De l’Empire à la Troisième République, le XIXe siècle a été jalonné par de nombreux régimes politiques et ébranlé par de violentes secousses. C’est aussi un siècle durant lequel les grands écrivains n’ont pas hésité à s’engager, balançant entre hommes d’influence, hommes d’action et hommes de pouvoir. De ces liens qu’ils ont tissés entre littérature et politique, ils ont fait une partie de l’identité française et seront suivis par leurs successeurs lors du siècle suivant.
C’est l’histoire de ce compagnonnage parfois ambigu, souvent heurté, que nous allons retracer en trois parties. La première couvre l’Empire et la révolution de 1830. Elle évoque des figures particulièrement marquantes tels que Chateaubriand ou Alexandre Dumas, qui s’impliqueront avec fougue dans la vie politique sans pour autant recevoir les récompenses auxquelles ils aspiraient.
L’Empire et la Restauration
C’est un couple tumultueux qui trace la voie de l’engagement politique aux écrivains du XIXième siècle.
Elle, Germaine de Staël (1766-1817), collectionne amants et soupirants ; lui, Benjamin Constant (1767-1830), est un homme à femmes.
Lorsqu’ils se rencontrent en 1794, tous deux sont des enfants des Lumières ; ils n’ont pas encore trente ans, mais ils communient dans le goût des idées et de la politique.
Dès son plus jeune âge, Germaine de Staël, la fille du banquier Necker, ministre de Louis XVI avant de quitter le pouvoir en 1790, baigne dans les mondes de la finance, de la politique, et des salons, notamment celui de ses parents où elle côtoie l’intelligentsia de son temps.
Ses romans Delphine, Corinne ou l’Italie, De l’Allemagne, font d’elle une figure du préromantisme.
Ses essais politiques lui permettent d’exprimer ses convictions libérales et républicaines à partir de 1795. Si elle se montre brièvement intéressée par Bonaparte qu’elle rencontre, elle déchante rapidement...
Sur les routes d’Europe, lors de brefs passages plus ou moins clandestins à Paris ou bien dans son château de Coppet en Suisse, Germaine de Staël dénonce la « tyrannie », « le pouvoir absolu », ce « fléau de l’espèce humaine » qu’incarne ce « parvenu » (Napoléon).
Elle fait de son château de Coppet le principal foyer de l’idéologie libérale. Au centre de cette intelligentsia cosmopolite se déploie Benjamin Constant, ami et amant plus ou moins… constant de la maîtresse des lieux.
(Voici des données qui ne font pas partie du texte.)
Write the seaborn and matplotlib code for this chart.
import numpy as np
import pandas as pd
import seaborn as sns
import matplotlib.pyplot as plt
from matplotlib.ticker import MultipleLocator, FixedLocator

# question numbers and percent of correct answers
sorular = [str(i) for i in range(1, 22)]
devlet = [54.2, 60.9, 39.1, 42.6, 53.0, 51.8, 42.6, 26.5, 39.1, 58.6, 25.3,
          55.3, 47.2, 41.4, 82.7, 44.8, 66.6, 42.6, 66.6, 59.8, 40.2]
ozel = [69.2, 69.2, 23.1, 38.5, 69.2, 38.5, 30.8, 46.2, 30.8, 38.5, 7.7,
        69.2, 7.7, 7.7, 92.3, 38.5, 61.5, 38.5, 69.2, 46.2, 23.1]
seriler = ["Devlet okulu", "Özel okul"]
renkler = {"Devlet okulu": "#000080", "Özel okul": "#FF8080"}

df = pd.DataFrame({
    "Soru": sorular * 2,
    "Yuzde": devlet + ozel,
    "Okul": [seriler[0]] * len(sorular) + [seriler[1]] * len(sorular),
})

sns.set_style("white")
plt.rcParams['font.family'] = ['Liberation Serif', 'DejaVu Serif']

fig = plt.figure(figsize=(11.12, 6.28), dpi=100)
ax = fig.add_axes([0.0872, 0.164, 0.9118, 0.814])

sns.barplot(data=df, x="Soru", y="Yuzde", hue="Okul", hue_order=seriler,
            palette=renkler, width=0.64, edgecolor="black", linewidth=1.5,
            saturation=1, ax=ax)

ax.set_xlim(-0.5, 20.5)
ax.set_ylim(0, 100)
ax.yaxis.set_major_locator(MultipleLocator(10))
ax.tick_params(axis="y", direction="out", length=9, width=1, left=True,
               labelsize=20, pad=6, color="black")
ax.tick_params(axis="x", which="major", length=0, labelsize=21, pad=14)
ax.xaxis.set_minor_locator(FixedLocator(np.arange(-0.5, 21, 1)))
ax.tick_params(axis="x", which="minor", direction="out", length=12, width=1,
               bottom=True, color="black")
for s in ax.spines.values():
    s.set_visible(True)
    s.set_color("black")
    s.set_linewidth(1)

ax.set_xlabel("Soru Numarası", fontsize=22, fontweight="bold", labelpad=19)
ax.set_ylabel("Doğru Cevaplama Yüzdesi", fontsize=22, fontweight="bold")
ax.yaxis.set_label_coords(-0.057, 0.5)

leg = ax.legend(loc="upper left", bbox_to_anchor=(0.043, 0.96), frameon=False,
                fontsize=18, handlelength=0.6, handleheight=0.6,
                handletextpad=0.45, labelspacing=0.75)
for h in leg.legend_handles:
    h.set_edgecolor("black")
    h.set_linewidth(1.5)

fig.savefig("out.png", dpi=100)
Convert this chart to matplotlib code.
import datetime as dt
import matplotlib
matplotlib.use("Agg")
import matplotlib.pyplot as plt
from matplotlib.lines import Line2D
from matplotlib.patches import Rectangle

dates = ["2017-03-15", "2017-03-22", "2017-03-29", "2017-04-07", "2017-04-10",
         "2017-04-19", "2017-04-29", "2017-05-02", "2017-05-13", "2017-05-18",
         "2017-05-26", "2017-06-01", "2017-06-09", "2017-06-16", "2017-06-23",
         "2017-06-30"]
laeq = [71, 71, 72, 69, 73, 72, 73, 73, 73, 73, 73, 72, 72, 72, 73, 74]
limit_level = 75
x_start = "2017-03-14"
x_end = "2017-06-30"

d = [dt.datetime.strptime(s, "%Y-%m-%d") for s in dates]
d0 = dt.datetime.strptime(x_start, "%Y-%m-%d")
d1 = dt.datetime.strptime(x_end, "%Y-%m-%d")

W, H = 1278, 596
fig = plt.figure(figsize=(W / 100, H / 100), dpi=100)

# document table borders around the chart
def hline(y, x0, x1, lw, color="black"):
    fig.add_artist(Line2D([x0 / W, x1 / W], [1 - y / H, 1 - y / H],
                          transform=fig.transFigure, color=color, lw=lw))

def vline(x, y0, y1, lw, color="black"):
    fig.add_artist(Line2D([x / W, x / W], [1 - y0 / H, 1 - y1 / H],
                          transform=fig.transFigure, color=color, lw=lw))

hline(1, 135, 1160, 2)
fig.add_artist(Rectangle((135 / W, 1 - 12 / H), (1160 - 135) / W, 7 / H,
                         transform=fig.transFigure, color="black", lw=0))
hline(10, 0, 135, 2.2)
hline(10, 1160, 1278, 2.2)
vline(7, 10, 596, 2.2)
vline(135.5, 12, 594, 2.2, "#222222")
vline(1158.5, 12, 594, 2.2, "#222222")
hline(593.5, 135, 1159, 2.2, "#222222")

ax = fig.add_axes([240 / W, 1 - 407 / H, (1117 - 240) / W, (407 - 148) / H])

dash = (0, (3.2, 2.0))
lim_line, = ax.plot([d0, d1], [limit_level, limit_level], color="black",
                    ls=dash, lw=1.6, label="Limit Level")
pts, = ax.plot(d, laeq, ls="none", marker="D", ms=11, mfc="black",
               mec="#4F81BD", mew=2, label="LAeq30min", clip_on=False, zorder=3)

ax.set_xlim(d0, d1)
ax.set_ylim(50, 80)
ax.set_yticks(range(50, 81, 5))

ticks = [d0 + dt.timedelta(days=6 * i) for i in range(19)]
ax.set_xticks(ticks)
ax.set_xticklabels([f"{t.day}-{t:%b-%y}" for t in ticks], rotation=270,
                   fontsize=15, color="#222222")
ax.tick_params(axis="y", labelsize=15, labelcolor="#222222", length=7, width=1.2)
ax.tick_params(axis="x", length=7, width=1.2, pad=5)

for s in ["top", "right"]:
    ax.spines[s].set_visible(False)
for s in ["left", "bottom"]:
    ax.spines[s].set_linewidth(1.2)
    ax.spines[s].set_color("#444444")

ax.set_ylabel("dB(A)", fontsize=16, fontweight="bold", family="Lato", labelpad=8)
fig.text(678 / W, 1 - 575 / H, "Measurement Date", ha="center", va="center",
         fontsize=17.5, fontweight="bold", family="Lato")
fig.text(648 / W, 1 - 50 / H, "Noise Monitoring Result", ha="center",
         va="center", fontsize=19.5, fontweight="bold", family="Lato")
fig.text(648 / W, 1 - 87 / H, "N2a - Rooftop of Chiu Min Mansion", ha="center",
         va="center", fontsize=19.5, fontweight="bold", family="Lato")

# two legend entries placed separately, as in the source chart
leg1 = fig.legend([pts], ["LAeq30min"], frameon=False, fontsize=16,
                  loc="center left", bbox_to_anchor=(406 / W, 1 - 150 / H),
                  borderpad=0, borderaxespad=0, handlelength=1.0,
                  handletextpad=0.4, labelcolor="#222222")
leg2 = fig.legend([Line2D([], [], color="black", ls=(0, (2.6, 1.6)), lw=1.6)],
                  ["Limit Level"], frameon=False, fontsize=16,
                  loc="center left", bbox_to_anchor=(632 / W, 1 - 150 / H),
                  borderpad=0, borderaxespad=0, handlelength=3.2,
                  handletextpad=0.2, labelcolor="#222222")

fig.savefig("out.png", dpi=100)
Il s’adonne lui aussi sans relâche à l’écriture de romans (Adolphe, Cécile), d’une œuvre autobiographique (Journaux intimes), de traités politiques, d’articles de presse... Nommé au Tribunat par Bonaparte, il devient rapidement un opposant au Premier Consul en qui, comme Germaine de Staël, il voit un « despote ».
Pendant la Restauration, il est élu député. Fervent défenseur du régime parlementaire, il devient le chef de file du parti libéral à la Chambre des députés.
Pendant que le couple Constant-de Staël ferraille avec Bonaparte, Henri Beyle, qui n’est pas encore Stendhal (1783-1842), s’efforce, en revanche, de s’inscrire dans l’exaltante geste napoléonienne.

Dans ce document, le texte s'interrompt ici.